Without a preceding increase in money supply, there cannot be general increase in prices, a price of a good being amount of dollars paid per unit of a good. All other things being equal, if prior to the increase in money supply, the price of a loaf of bread that formerly stood at $1 now is $2 after an increase in the supply of dollars. For a given amount of goods, if the stock of money remains unchanged the amount of dollars spent per unit of a good will stay unchanged, as long as nothing else has occurred.
However, suppose that a sudden increase in the price of oil leads people to form higher inflation expectations. If the money stock remains unchanged, then no general increase in the prices of goods and services is going to take place, all other things being equal. In this situation, the prices of oil and energy related goods will go up while the prices of other goods and services will go down. (If more money spent on oil and energy related products, obviously then less money will be left for other goods and services—note again a price is the amount of money per unit of a good).
We can conclude that changes in the money supply underpin the rises in prices, and not inflationary expectations. Without the support from money supply, all other things being equal, no general increase in prices can take place notwithstanding inflation expectations.
Instead of inflation being the increase in prices, we measure inflation by increases in money supply. Note that we do not say that inflation is caused by increases in money supply; instead, we hold that inflation is about increases in money supply.
According to Ludwig von Mises,
Inflation, as this term was always used everywhere and especially in this country, means increasing the quantity of money and bank notes in circulation and the quantity of bank deposits subject to check. But people today use the term ‘inflation’ to refer to the phenomenon that is an inevitable consequence of inflation, that is the tendency of all prices and wage rates to rise. The result of this deplorable confusion is that there is no term left to signify the cause of this rise in prices and wages. There is no longer any word available to signify the phenomenon that has been, up to now, called inflation.2
The larger problem with inflation is not so much how it causes price increases (although price increases do cause problems) but the damage it inflicts to the wealth generation process. This is because increases in money supply set in motion an exchange of nothing for something, which generates a similar outcome to what the counterfeit money does. It weakens wealth generators thereby weakening their ability to generate wealth and, in turn, undermines individuals’ living standards.

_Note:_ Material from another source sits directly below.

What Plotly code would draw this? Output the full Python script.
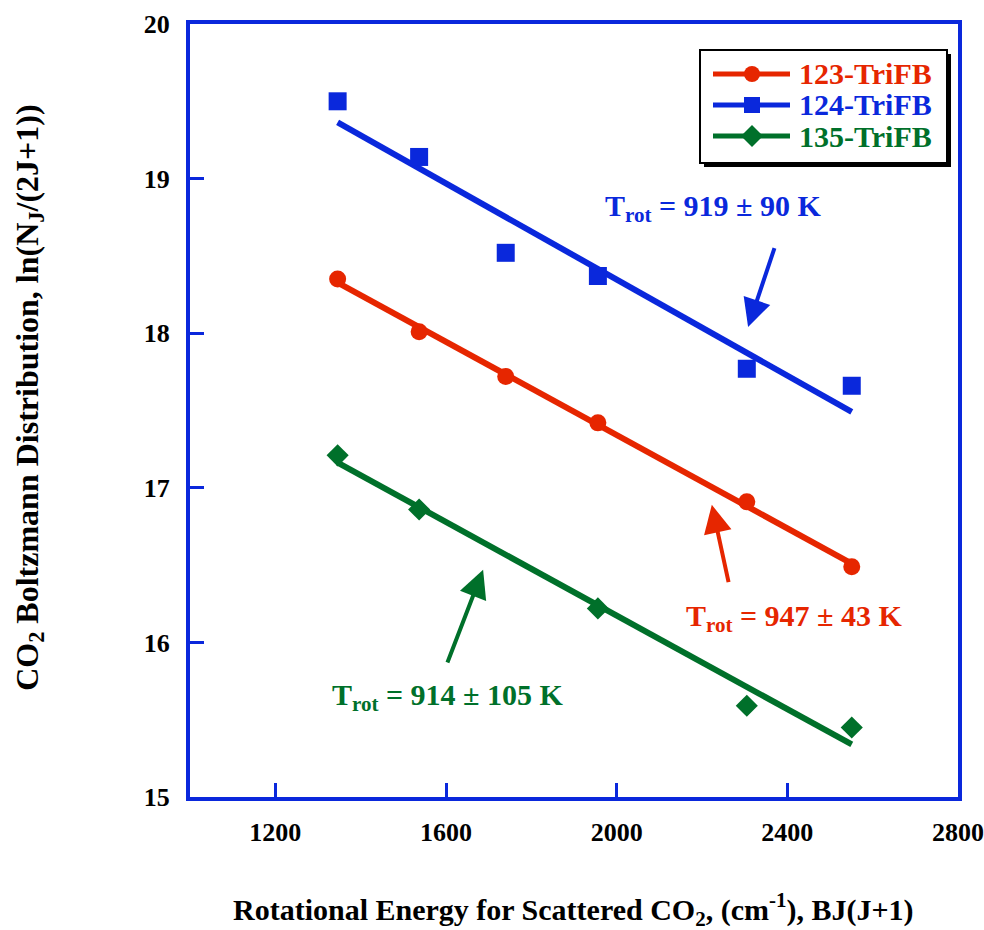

What Is the Present Status of Inflation?
So what is the present status of inflation? The official version is that the yearly growth rate of the US Consumer Price Index (CPI) stood at 7.9 percent in February against 7.5 percent in January and 1.7 percent in February 2021. However, in terms of money supply, inflation stood at 7.9 percent in February 2021 against 4 percent in January 2019. Given such massive increases in money supply and given the long time lags from changes in money and changes in prices one should not be surprised that the yearly growth rate of the CPI displays a visible increase.
Summary and Conclusion
We suggest that a decline in the yearly growth rate of the AMS from 79 percent in February 2021 to 8 percent by February this year has likely set in motion a possible decline in the momentum of the CPI towards year end or early next year.
Contrary to what Krugman claims, we hold that inflation is not about increases in consumer prices but about increases in money supply. Also contrary to various commentators, what Krugman describes as inflationary expectations in the absence of increases in money supply cannot cause general increase in the prices of goods and services.
- 1. Ben S. Bernanke, “Inflation Expectations and Inflation Forecasting” (speech given at the Monetary Economics Workshop of the National Bureau of Economic Research Summer Institute, Cambridge, Massachusetts, July 10, 2007).
- 2. Ludwig von Mises, Economic Freedom and Interventionism: An Anthology of Articles and Essays, ed. Bettina Bien Greaves (Indianapolis, Ind.: Liberty Fund, 1990), p. 115.